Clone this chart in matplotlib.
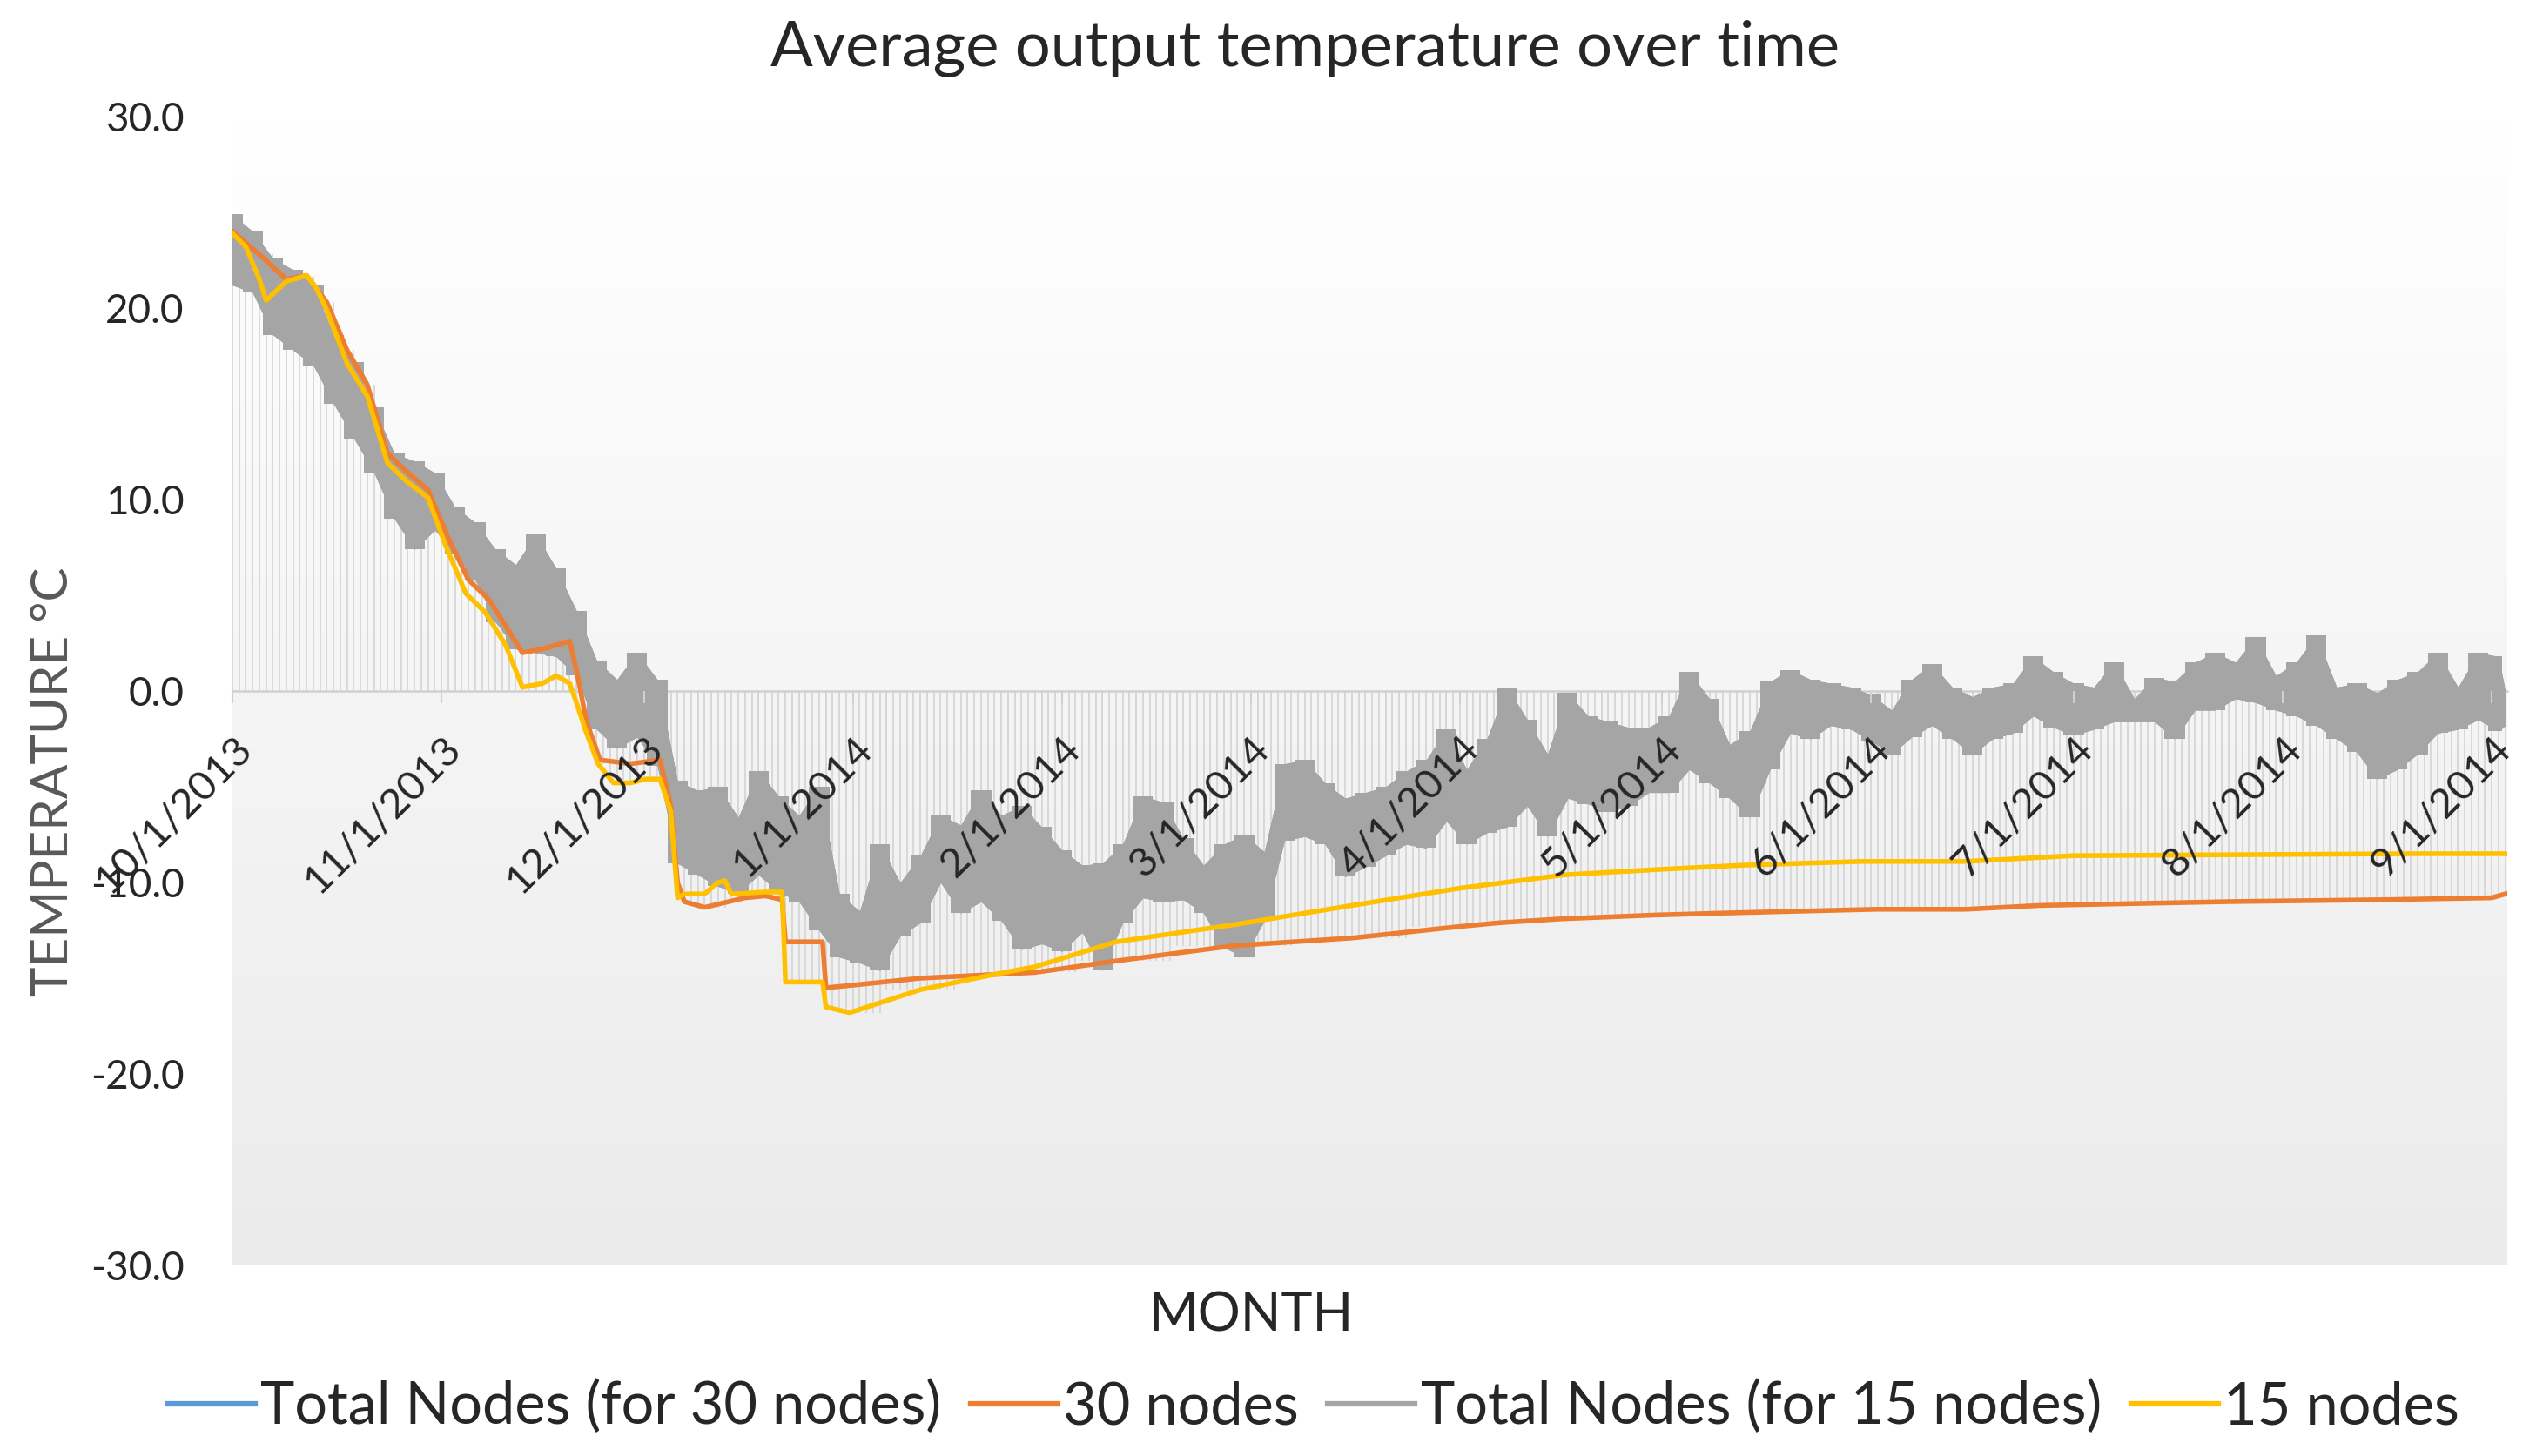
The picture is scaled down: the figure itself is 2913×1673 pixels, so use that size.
import numpy as np
import matplotlib
matplotlib.use('Agg')
import matplotlib.pyplot as plt
from matplotlib.lines import Line2D
from matplotlib.colors import LinearSegmentedColormap

# ---- data (x = days since 10/1/2013) ----
band_days = [0, 3, 6, 9, 12, 15, 18, 21, 24, 27, 30, 33, 36, 39, 42, 45, 48, 51, 54, 57,
             60, 63, 66, 69, 72, 75, 78, 81, 84, 87, 90, 93, 96, 99, 102, 105, 108, 111, 114, 117,
             120, 123, 126, 129, 132, 135, 138, 141, 144, 147, 150, 153, 156, 159, 162, 165, 168, 171, 174, 177,
             180, 183, 186, 189, 192, 195, 198, 201, 204, 207, 210, 213, 216, 219, 222, 225, 228, 231, 234, 237,
             240, 243, 246, 249, 252, 255, 258, 261, 264, 267, 270, 273, 276, 279, 282, 285, 288, 291, 294, 297,
             300, 303, 306, 309, 312, 315, 318, 321, 324, 327, 330, 333, 336, 337]
# upper / lower edge of the hourly "Total Nodes" series
total_hi = [24.9, 24.0, 22.6, 22.0, 21.2, 18.6, 17.2, 14.8, 12.4, 12.0, 11.4, 9.6, 8.8, 7.4, 6.6, 8.2, 6.4, 4.2, 1.6, 0.6,
            2.0, 0.6, -4.7, -5.2, -5.0, -6.6, -4.2, -5.5, -6.5, -5.0, -10.6, -11.5, -8.0, -10.0, -8.6, -6.5, -7.0, -5.2, -6.5, -6.0,
            -7.1, -8.3, -9.1, -9.0, -8.0, -5.5, -5.8, -7.7, -9.1, -8.0, -7.5, -8.4, -3.8, -3.6, -4.8, -5.6, -5.3, -5.0, -4.2, -3.6,
            -2.0, -4.1, -2.5, 0.2, -1.5, -3.3, -0.1, -1.3, -1.6, -1.9, -1.9, -1.3, 1.0, -0.4, -2.8, -2.1, 0.5, 1.1, 0.6, 0.4,
            0.2, -0.2, -1.0, 0.6, 1.4, 0.2, -0.3, 0.2, 0.4, 1.8, 1.0, 0.4, 0.2, 1.5, -0.4, 0.7, 0.5, 1.5, 2.0, 1.5,
            2.8, 0.8, 1.5, 2.9, 0.2, 0.4, -0.1, 0.6, 1.0, 2.0, 0.2, 2.0, 1.8, 0.0]
total_lo = [21.2, 20.8, 18.6, 17.8, 17.0, 15.0, 13.2, 11.4, 9.0, 7.4, 8.4, 7.2, 5.8, 3.6, 2.2, 2.0, 1.8, 0.8, -2.0, -3.0,
            -2.4, -3.9, -9.0, -9.6, -10.2, -10.6, -9.6, -10.5, -11.0, -12.5, -13.9, -14.2, -14.6, -12.8, -12.1, -10.0, -11.6, -11.0, -12.0, -13.5,
            -13.2, -13.6, -12.6, -14.6, -12.1, -10.8, -11.0, -10.9, -11.6, -13.4, -13.9, -12.0, -7.8, -7.6, -8.0, -9.7, -9.2, -8.6, -8.0, -8.2,
            -6.8, -8.0, -7.4, -7.1, -6.0, -7.6, -5.6, -5.9, -6.3, -6.0, -5.3, -5.3, -4.1, -4.8, -5.6, -6.6, -4.1, -2.2, -2.5, -1.8,
            -2.0, -2.6, -3.3, -2.4, -1.8, -2.5, -3.3, -2.5, -2.2, -1.3, -1.9, -2.3, -2.0, -1.6, -1.6, -1.6, -2.5, -1.0, -1.0, -0.4,
            -0.6, -1.0, -1.3, -1.8, -2.5, -3.2, -4.6, -4.1, -3.3, -2.2, -2.0, -1.5, -2.1, -1.8]

n15_days = [0, 2, 4, 5, 8, 11, 12.5, 14, 17, 20, 23, 26, 29, 31.6, 34.6, 37.5, 40.5, 43, 46, 48,
            50, 51, 52.4, 54.2, 56.5, 59, 61.3, 63.4, 65, 66, 67, 70, 72, 73, 74, 79, 81.5, 82, 87.5, 88,
            91.5, 102, 113, 119, 131, 148.6, 166, 182, 197.5, 212.5, 223.8, 241.5, 257, 273, 322.7, 337]
n15_temp = [23.9, 23.2, 21.5, 20.4, 21.4, 21.7, 21.0, 19.9, 17.1, 15.4, 11.9, 10.9, 10.1, 7.6, 5.1, 4.1, 2.4, 0.2, 0.4, 0.8,
            0.4, -0.6, -2.1, -3.8, -4.8, -4.8, -4.6, -4.6, -6.3, -10.8, -10.6, -10.6, -10.0, -9.9, -10.6, -10.5, -10.5, -15.2, -15.2, -16.5,
            -16.8, -15.6, -14.8, -14.4, -13.1, -12.2, -11.2, -10.3, -9.6, -9.3, -9.1, -8.9, -8.9, -8.6, -8.5, -8.5]

n30_days = [0, 4, 8, 11, 14, 17, 20, 23, 26, 29, 32, 35, 38, 40.5, 43, 46, 48, 50, 51, 52.5,
            54.5, 59, 63.4, 65, 66, 67, 70, 76, 79, 81.5, 82, 87.5, 88, 91, 102, 119, 131, 148.6, 166, 182,
            188, 197, 211, 221, 243.6, 257, 268, 296, 319, 335, 337]
n30_temp = [24.0, 22.8, 21.5, 21.7, 20.3, 17.8, 16.0, 12.4, 11.4, 10.5, 8.0, 5.8, 4.8, 3.4, 2.0, 2.2, 2.4, 2.6, 1.1, -1.6,
            -3.6, -3.8, -3.6, -6.0, -10.0, -11.0, -11.3, -10.8, -10.7, -10.9, -13.1, -13.1, -15.5, -15.4, -15.0, -14.7, -14.1, -13.3, -12.9, -12.3,
            -12.1, -11.9, -11.7, -11.6, -11.4, -11.4, -11.2, -11.0, -10.9, -10.8, -10.6]

series_names = ['Total Nodes (for 30 nodes)', '30 nodes', 'Total Nodes (for 15 nodes)', '15 nodes']
series_colors = ['#5B9BD5', '#ED7D31', '#A5A5A5', '#FFC000']

plt.rcParams['font.family'] = ['Lato', 'DejaVu Sans']
txt = '#262626'

fig = plt.figure(figsize=(29.13, 16.73), dpi=100)
ax = fig.add_axes([267 / 2913, 1 - 1454 / 1673, (2880 - 267) / 2913, (1454 - 134) / 1673])

# category axis crosses at zero (set before ticks, it resets them)
for s in ['top', 'right', 'left']:
    ax.spines[s].set_visible(False)
ax.spines['bottom'].set_position(('data', 0))
ax.spines['bottom'].set_color('#d0d0d0')
ax.spines['bottom'].set_linewidth(1.8)
ax.spines['bottom'].set_zorder(1.5)

x_end = 337.3
# plot area gradient, white on top
grad = np.linspace(0, 1, 256).reshape(-1, 1)
cmap = LinearSegmentedColormap.from_list('bg', ['#ffffff', '#ebebeb'])
ax.imshow(grad, extent=[0, x_end, -30, 30], origin='upper', aspect='auto', cmap=cmap, zorder=0)

bd = np.array(band_days, dtype=float)
hi = np.array(total_hi)
lo = np.array(total_lo)

# drop lines to the category axis (one per day)
days = np.arange(0, int(x_end) + 1)
near = lambda src, d: np.abs(np.array(src)[:, None] - d[None, :]).argmin(axis=0)
i_b = near(band_days, days)
i15 = near(n15_days, days)
i30 = near(n30_days, days)
top = np.maximum.reduce([np.zeros(len(days)), hi[i_b], np.array(n15_temp)[i15], np.array(n30_temp)[i30]])
bot = np.minimum.reduce([np.zeros(len(days)), lo[i_b], np.array(n15_temp)[i15], np.array(n30_temp)[i30]])
ax.vlines(days, bot, top, color='#d6d6d6', lw=1.3, zorder=1)

# hourly totals, drawn as their envelope (blocky + smooth union gives the jagged band)
for c, z in [(series_colors[0], 2), (series_colors[2], 3)]:
    ax.fill_between(bd, lo, hi, color=c, lw=0, zorder=z)
    ax.fill_between(bd, lo, hi, step='mid', color=c, lw=0, zorder=z)

ax.plot(n30_days, n30_temp, color=series_colors[1], lw=4.0, zorder=4)
ax.plot(n15_days, n15_temp, color=series_colors[3], lw=4.0, zorder=5)

ax.set_xlim(0, x_end)
ax.set_ylim(-30, 30)

# month ticks on the zero line
base = np.datetime64('2013-10-01')
month_starts = np.arange('2013-10', '2014-10', dtype='datetime64[M]').astype('datetime64[D]')
tick_days = (month_starts - base).astype(int)
tick_labels = ['%d/1/%d' % (m.astype(object).month, m.astype(object).year) for m in month_starts]
ax.set_xticks(tick_days)
ax.set_xticklabels(tick_labels, fontsize=34, color=txt, rotation=45, ha='right', va='top',
                   rotation_mode='anchor')
ax.tick_params(axis='x', length=10, width=1.5, color='#d0d0d0', pad=22)
ax.xaxis.set_zorder(10)

ax.set_yticks(np.arange(-30, 31, 10))
ax.set_yticklabels(['%.1f' % v for v in np.arange(-30, 31, 10)], fontsize=33, color=txt)
ax.tick_params(axis='y', length=0, pad=40)

fig.text(0.5145, 1 - 56 / 1673, 'Average output temperature over time', ha='center', va='center',
         fontsize=52, color=txt)
fig.text(62 / 2913, 1 - 898 / 1673, 'TEMPERATURE °C', rotation=90, ha='center', va='center',
         fontsize=42, color='#595959')
fig.text(1437 / 2913, 1 - 1512 / 1673, 'MONTH', ha='center', va='center', fontsize=44, color=txt)

handles = [Line2D([], [], color=c, lw=4.5) for c in series_colors]
fig.legend(handles, series_names, loc='center', bbox_to_anchor=(0.518, 1 - 1617 / 1673), ncol=4,
           frameon=False, fontsize=48, handlelength=1.5, handletextpad=0.1, columnspacing=0.5,
           labelcolor=txt)

fig.savefig('out.png', dpi=100)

*BRIEF*
Of the lines in the data, how many hold the string "figure"? State the number, nothing else.

*TASK RESPONSE*
2